Expected size of a sample A warehouse contains seven printing machines, three of which are defective.
A company worker has a task to send two of the defective machines for a
repair. In order to identify such a pair, he selects a printing machine at random and
inspects whether it is a defective or a non-defective one. Then he selects another
printing machine at random for the inspection and he repeats the process until he
identifies the second defective printing machine. What is the expected number of
printing machines he has to inspect?
I would really appreciate a hint on how to proceed with this problem. So far I have created a tree diagram, which made me believe the answer is 4. But I think there has to be another way to solve this.
 A: Assuming that non-defective machines aren't inspected again, the scenario is equivalent to shuffling the machines and having the worker inspect them in order. There are $\binom73=35$ possible orders and of those

*

*$5$ have the second defective machine second-in-line ($1$ way to place the defective machine before it, $5$ ways to place the one after)
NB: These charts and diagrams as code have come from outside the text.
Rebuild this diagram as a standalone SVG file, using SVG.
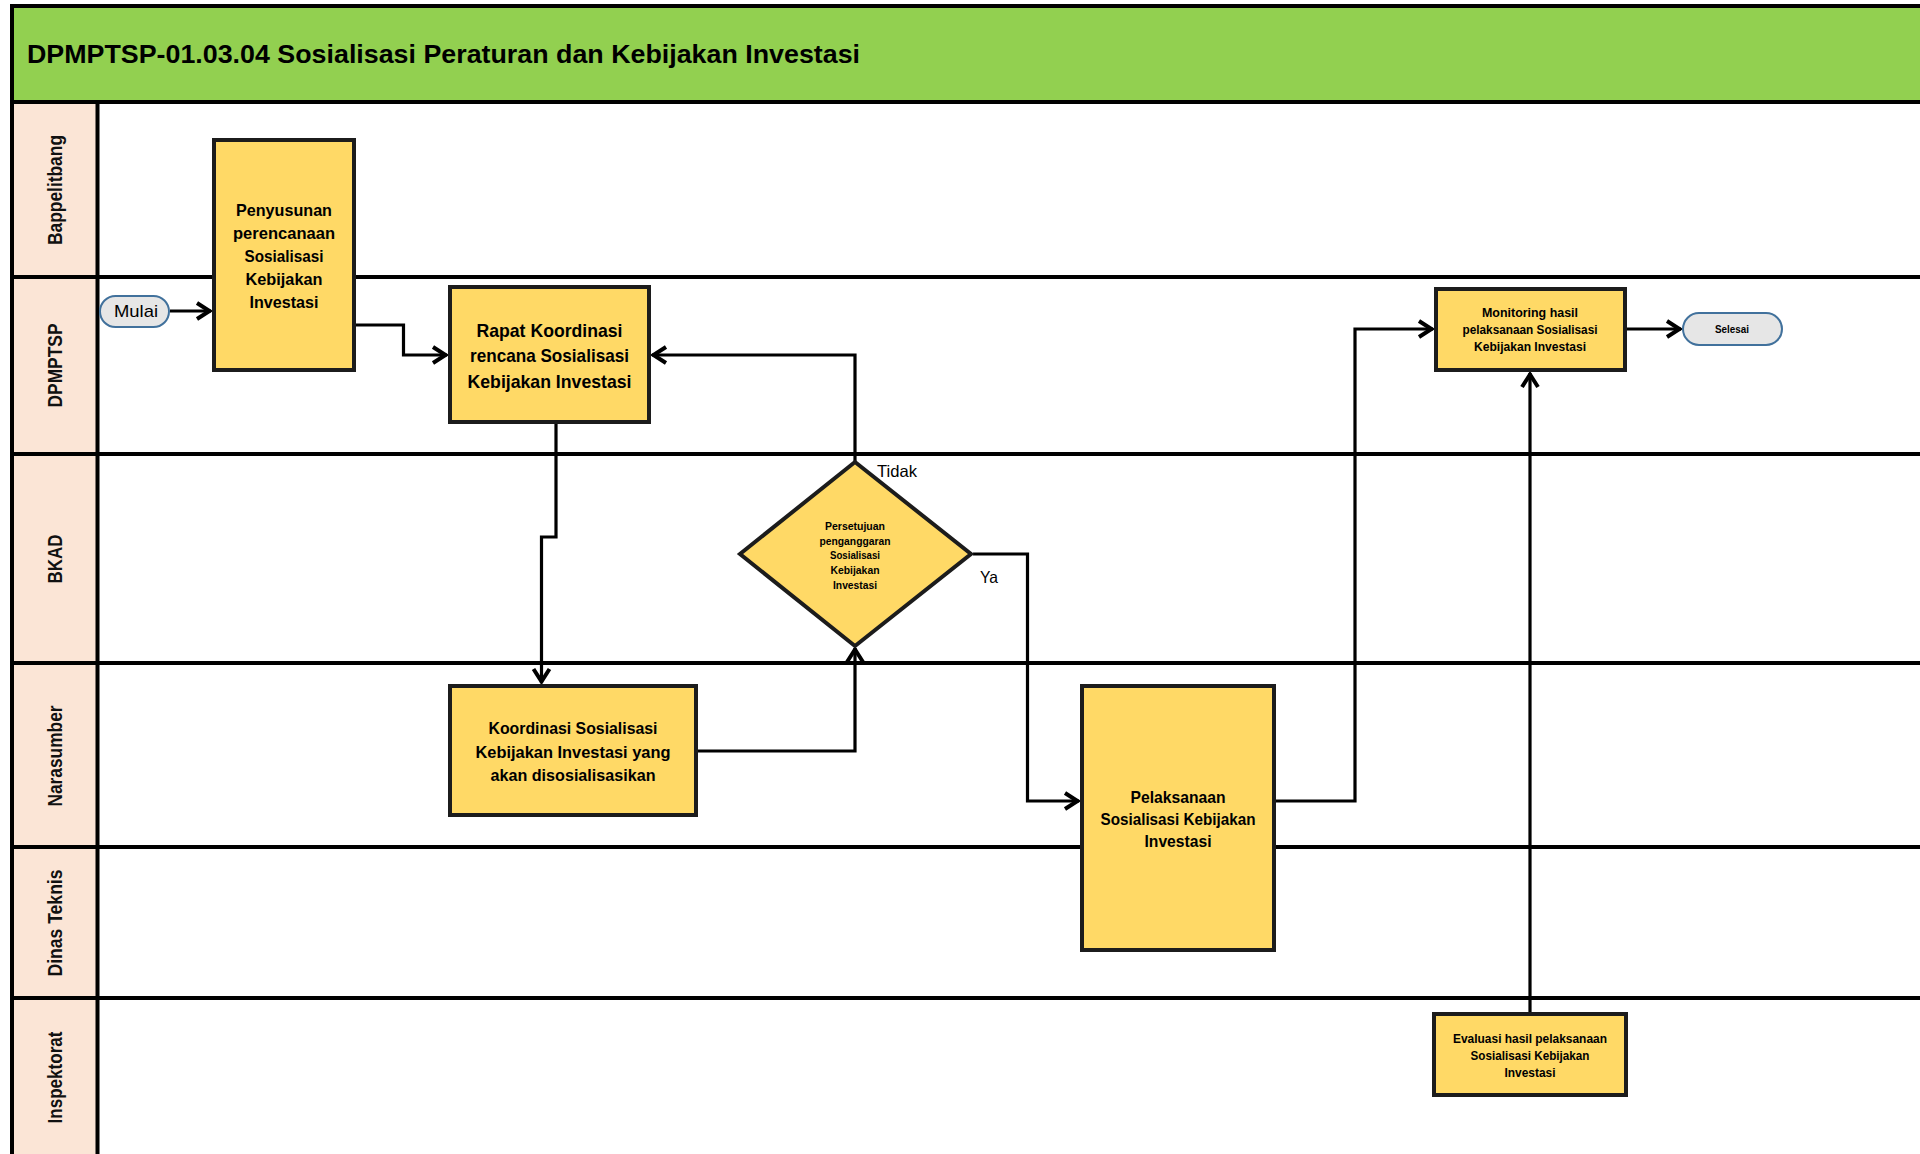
<svg xmlns="http://www.w3.org/2000/svg" width="1920" height="1154" viewBox="0 0 1920 1154">
<style>
  .lane{stroke:#000;stroke-width:4;fill:none}
  .box{fill:#FFD966;stroke:#1c1c1c;stroke-width:4}
  .term{fill:#E6E6E6;stroke:#41719C;stroke-width:2}
  .conn{fill:none;stroke:#000;stroke-width:3.2;marker-end:url(#arr)}
  text{font-family:"Liberation Sans",Arial,sans-serif;fill:#000}
  .t{font-weight:bold;text-anchor:middle}
  .lbl{font-weight:bold;font-size:19.5px;text-anchor:middle;fill:#111}
  .title{font-weight:bold;font-size:25px}
  .reg{font-weight:normal}
</style>
<defs>
  <marker id="arr" markerUnits="userSpaceOnUse" markerWidth="24" markerHeight="24" viewBox="-20 -12 24 24" refX="0" refY="0" orient="auto">
    <path d="M-14,-8 L-1.5,0 L-14,8" fill="none" stroke="#000" stroke-width="4"/>
  </marker>
</defs>

<g id="background">
  <rect x="0" y="0" width="1920" height="1154" fill="#fff"/>
  <rect x="12" y="6" width="1910" height="96" fill="#92D050"/>
  <rect x="12" y="102" width="85.5" height="1052" fill="#FBE5D6"/>
</g>

<g id="lanes">
  <line class="lane" x1="10" y1="6" x2="1920" y2="6"/>
  <line class="lane" x1="12" y1="4" x2="12" y2="1154"/>
  <line class="lane" x1="10" y1="102" x2="1920" y2="102"/>
  <line class="lane" x1="97.5" y1="102" x2="97.5" y2="1154"/>
  <line class="lane" x1="10" y1="277" x2="1920" y2="277"/>
  <line class="lane" x1="10" y1="454" x2="1920" y2="454"/>
  <line class="lane" x1="10" y1="663" x2="1920" y2="663"/>
  <line class="lane" x1="10" y1="847" x2="1920" y2="847"/>
  <line class="lane" x1="10" y1="998" x2="1920" y2="998"/>
</g>

<g id="title">
  <text class="title" x="27" y="63" textLength="833" lengthAdjust="spacingAndGlyphs">DPMPTSP-01.03.04 Sosialisasi Peraturan dan Kebijakan Investasi</text>
</g>

<g id="lane-labels">
  <text class="lbl" transform="translate(62,190) rotate(-90)" textLength="110" lengthAdjust="spacingAndGlyphs">Bappelitbang</text>
  <text class="lbl" transform="translate(62,365.5) rotate(-90)" textLength="84" lengthAdjust="spacingAndGlyphs">DPMPTSP</text>
  <text class="lbl" transform="translate(62,559) rotate(-90)" textLength="49" lengthAdjust="spacingAndGlyphs">BKAD</text>
  <text class="lbl" transform="translate(62,756) rotate(-90)" textLength="101" lengthAdjust="spacingAndGlyphs">Narasumber</text>
  <text class="lbl" transform="translate(62,923) rotate(-90)" textLength="107" lengthAdjust="spacingAndGlyphs">Dinas Teknis</text>
  <text class="lbl" transform="translate(62,1077.5) rotate(-90)" textLength="92" lengthAdjust="spacingAndGlyphs">Inspektorat</text>
</g>

<g id="connectors">
  <path class="conn" d="M170,311 H211"/>
  <path class="conn" d="M356,325 H403.5 V355 H447"/>
  <path class="conn" d="M556,424 V537 H541.5 V683"/>
  <path class="conn" d="M698,751 H855 V648"/>
  <path class="conn" d="M855,461 V355 H652"/>
  <path class="conn" d="M973,554 H1027.5 V801 H1079"/>
  <path class="conn" d="M1276,801 H1355 V329 H1433"/>
  <path class="conn" d="M1530,1012 V373"/>
  <path class="conn" d="M1627,329 H1681"/>
  <text class="reg" x="877" y="477" font-size="16.5" textLength="40" lengthAdjust="spacingAndGlyphs">Tidak</text>
  <text class="reg" x="980" y="583" font-size="16.5" textLength="18" lengthAdjust="spacingAndGlyphs">Ya</text>
</g>

<g id="mulai">
  <rect class="term" x="100" y="296" width="69" height="31" rx="15.5"/>
  <text class="reg" x="136" y="317" font-size="17" text-anchor="middle" textLength="44" lengthAdjust="spacingAndGlyphs">Mulai</text>
</g>

<g id="penyusunan">
  <rect class="box" x="214" y="140" width="140" height="230"/>
  <g class="t" font-size="17">
    <text x="284" y="216" textLength="96" lengthAdjust="spacingAndGlyphs">Penyusunan</text>
    <text x="284" y="239" textLength="102" lengthAdjust="spacingAndGlyphs">perencanaan</text>
    <text x="284" y="262" textLength="79" lengthAdjust="spacingAndGlyphs">Sosialisasi</text>
    <text x="284" y="285" textLength="77" lengthAdjust="spacingAndGlyphs">Kebijakan</text>
    <text x="284" y="308" textLength="69" lengthAdjust="spacingAndGlyphs">Investasi</text>
  </g>
</g>

<g id="rapat">
  <rect class="box" x="450" y="287" width="199" height="135"/>
  <g class="t" font-size="18.5">
    <text x="549.5" y="337" textLength="146" lengthAdjust="spacingAndGlyphs">Rapat Koordinasi</text>
    <text x="549.5" y="362" textLength="159" lengthAdjust="spacingAndGlyphs">rencana Sosialisasi</text>
    <text x="549.5" y="388" textLength="164" lengthAdjust="spacingAndGlyphs">Kebijakan Investasi</text>
  </g>
</g>

<g id="persetujuan">
  <polygon class="box" points="855,462 971,554 855,646 740,554"/>
  <g class="t" font-size="10.8">
    <text x="855" y="530" textLength="60" lengthAdjust="spacingAndGlyphs">Persetujuan</text>
    <text x="855" y="544.5" textLength="71" lengthAdjust="spacingAndGlyphs">penganggaran</text>
    <text x="855" y="559" textLength="50" lengthAdjust="spacingAndGlyphs">Sosialisasi</text>
    <text x="855" y="574" textLength="49" lengthAdjust="spacingAndGlyphs">Kebijakan</text>
    <text x="855" y="589" textLength="44" lengthAdjust="spacingAndGlyphs">Investasi</text>
  </g>
</g>

<g id="koordinasi">
  <rect class="box" x="450" y="686" width="246" height="129"/>
  <g class="t" font-size="17">
    <text x="573" y="734" textLength="169" lengthAdjust="spacingAndGlyphs">Koordinasi Sosialisasi</text>
    <text x="573" y="758" textLength="195" lengthAdjust="spacingAndGlyphs">Kebijakan Investasi yang</text>
    <text x="573" y="781" textLength="165" lengthAdjust="spacingAndGlyphs">akan disosialisasikan</text>
  </g>
</g>

<g id="pelaksanaan">
  <rect class="box" x="1082" y="686" width="192" height="264"/>
  <g class="t" font-size="16.5">
    <text x="1178" y="803" textLength="95" lengthAdjust="spacingAndGlyphs">Pelaksanaan</text>
    <text x="1178" y="825" textLength="155" lengthAdjust="spacingAndGlyphs">Sosialisasi Kebijakan</text>
    <text x="1178" y="847" textLength="67" lengthAdjust="spacingAndGlyphs">Investasi</text>
  </g>
</g>

<g id="monitoring">
  <rect class="box" x="1436" y="289" width="189" height="81"/>
  <g class="t" font-size="12.6">
    <text x="1530" y="317" textLength="96" lengthAdjust="spacingAndGlyphs">Monitoring hasil</text>
    <text x="1530" y="334" textLength="135" lengthAdjust="spacingAndGlyphs">pelaksanaan Sosialisasi</text>
    <text x="1530" y="351" textLength="112" lengthAdjust="spacingAndGlyphs">Kebijakan Investasi</text>
  </g>
</g>

<g id="selesai">
  <rect class="term" x="1683" y="313" width="99" height="32" rx="16"/>
  <text class="t" x="1732" y="333" font-size="10.8" textLength="34" lengthAdjust="spacingAndGlyphs">Selesai</text>
</g>

<g id="evaluasi">
  <rect class="box" x="1434" y="1014" width="192" height="81"/>
  <g class="t" font-size="12.6">
    <text x="1530" y="1043" textLength="154" lengthAdjust="spacingAndGlyphs">Evaluasi hasil pelaksanaan</text>
    <text x="1530" y="1060" textLength="119" lengthAdjust="spacingAndGlyphs">Sosialisasi Kebijakan</text>
    <text x="1530" y="1077" textLength="51" lengthAdjust="spacingAndGlyphs">Investasi</text>
  </g>
</g>
</svg>
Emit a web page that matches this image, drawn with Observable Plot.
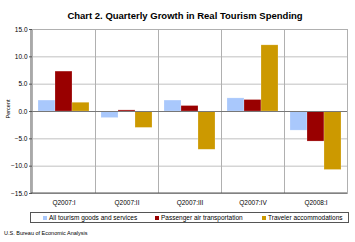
<!DOCTYPE html>
<html><head><meta charset="utf-8">
<script src="https://cdn.jsdelivr.net/npm/d3@7"></script>
<script src="https://cdn.jsdelivr.net/npm/@observablehq/plot@0.6"></script>
<style>
body{margin:0;background:#fff;font-family:"Liberation Sans",Arial,sans-serif;}
#wrap{position:relative;width:355px;height:242px;overflow:hidden;background:#fff}
#title{position:absolute;left:0;width:370px;top:10px;text-align:center;font-weight:bold;font-size:9.5px;color:#000}
#chart{position:absolute;left:0;top:0}
#ylab{position:absolute;left:-12px;top:106px;width:40px;text-align:center;font-size:5.5px;transform:rotate(-90deg);color:#000}
#legend{position:absolute;left:30px;top:212px;width:317px;height:9px;border:1px solid #555;font-size:6.5px;line-height:9px;color:#000}
.item{position:absolute;top:0;white-space:nowrap}
.sw{display:inline-block;width:4px;height:4px;margin-right:2px;vertical-align:0px}
#foot{position:absolute;left:4px;top:230px;font-size:5.5px;color:#000}
</style></head>
<body><div id="wrap">
<div id="title">Chart 2. Quarterly Growth in Real Tourism Spending</div>
<div id="chart"></div>
<div id="ylab">Percent</div>
<div id="legend"></div>
<div id="foot">U.S. Bureau of Economic Analysis</div>
</div>
<script>
const quarters = ["Q2007:I","Q2007:II","Q2007:III","Q2007:IV","Q2008:I"];
const series = ["All tourism goods and services","Passenger air transportation","Traveler accommodations"];
const allTourism = [2.0,-1.2,2.0,2.4,-3.5];
const passengerAir = [7.3,0.2,1.0,2.1,-5.5];
const travelerAcc = [1.6,-3.0,-7.0,12.1,-10.7];
const yTicks = [-15,-10,-5,0,5,10,15];
const colors = ["#a9c8fc","#990000","#cc9900"];

const valuesBySeries = [allTourism, passengerAir, travelerAcc];
const data = [];
quarters.forEach((q,i)=>series.forEach((s,j)=>data.push({quarter:q, series:s, value:valuesBySeries[j][i]})));

const plot = Plot.plot({
  width:355, height:210,
  marginTop:29, marginBottom:17, marginLeft:31, marginRight:8,
  style:{fontFamily:"'Liberation Sans', Arial, sans-serif", fontSize:"6.5px", background:"transparent", color:"#000"},
  fx:{domain:quarters, padding:0, label:null},
  x:{domain:series, paddingInner:0, paddingOuter:0.3, axis:null},
  y:{domain:[-15,15], label:null},
  color:{domain:series, range:colors},
  marks:[
    Plot.gridY(yTicks, {stroke:"#c0c0c0", strokeOpacity:1}),
    Plot.frame({stroke:"#b0b0b0"}),
    Plot.barY(data, {fx:"quarter", x:"series", y:"value", fill:"series", stroke:"#fff", strokeOpacity:0.35, strokeWidth:0.6}),
    Plot.ruleY([0], {stroke:"#777", strokeWidth:1}),
    Plot.axisY(yTicks, {tickFormat:d3.format(".1f"), tickSize:3, tickPadding:2, label:null, stroke:"#555"}),
    Plot.axisFx({anchor:"bottom", tickSize:0, tickPadding:7, label:null}),
  ]
});
document.getElementById("chart").appendChild(plot);

// darker left and bottom axis lines via the plot's own frame positions
const svg = d3.select(plot);
svg.append("line").attr("x1",31).attr("x2",31).attr("y1",29).attr("y2",193).attr("stroke","#555");
svg.append("line").attr("x1",31).attr("x2",347).attr("y1",193).attr("y2",193).attr("stroke","#555");

const legend = document.getElementById("legend");
const lx = [12, 124, 231];
series.forEach((s,i)=>{
  const d = document.createElement("div");
  d.className="item"; d.style.left = lx[i]+"px";
  d.innerHTML = `<span class="sw" style="background:${colors[i]}"></span>${s}`;
  legend.appendChild(d);
});
</script>
</body></html>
*$8$ have the second defective machine third-in-line

*$9$ have it fourth

*$8$ have it fifth

*$5$ have it sixth

Thus the expected number of machines inspected is
$$\frac{5×2+8×3+9×4+8×5+5×6}{35}=4$$
A: $4$ is indeed correct for sampling without replacement.
This is a negative hypergeometric distribution which in this particular formulation has mean $2\frac{7+1}{3+1}$
One approach is say: introduce another defective machine so you have $7+1=8$ machines of which $3+1=4$ are defective.  Place them in a circle at random.  Clearly the expected or average gap between successive defective machines is $\frac{7+1}{3+1}=2$, in effect counting from immediately after a defective machine through to the next defective machine.  Now break the circle at the machine which you had introduced, remove it and straighten the line. The expected count of machines to the second defective machine (i.e. two gaps) is then $2\frac{7+1}{3+1}=4$
A: For every case where the second of three defective machines is not at position $k\ne 4$, there is an equally likely reflected case where the second of three is at position $8-k$. Hence we can pair all $k\ne 4$ cases such that the expected position of the second defective machine is $4$. Then that expected position is also $4$ overall.
Nitpicking mode. However, there are $5$ (out of $7\choose 3$) cases where our given knowledge that there are three defective machines saves us one check - namely when the last two remaining must be defective. Additionally, there is one case where we save yet another check - namely when the last three remaining machines are defective. So we might subtract $\frac 6{7\choose 3}$ from the simple answer above.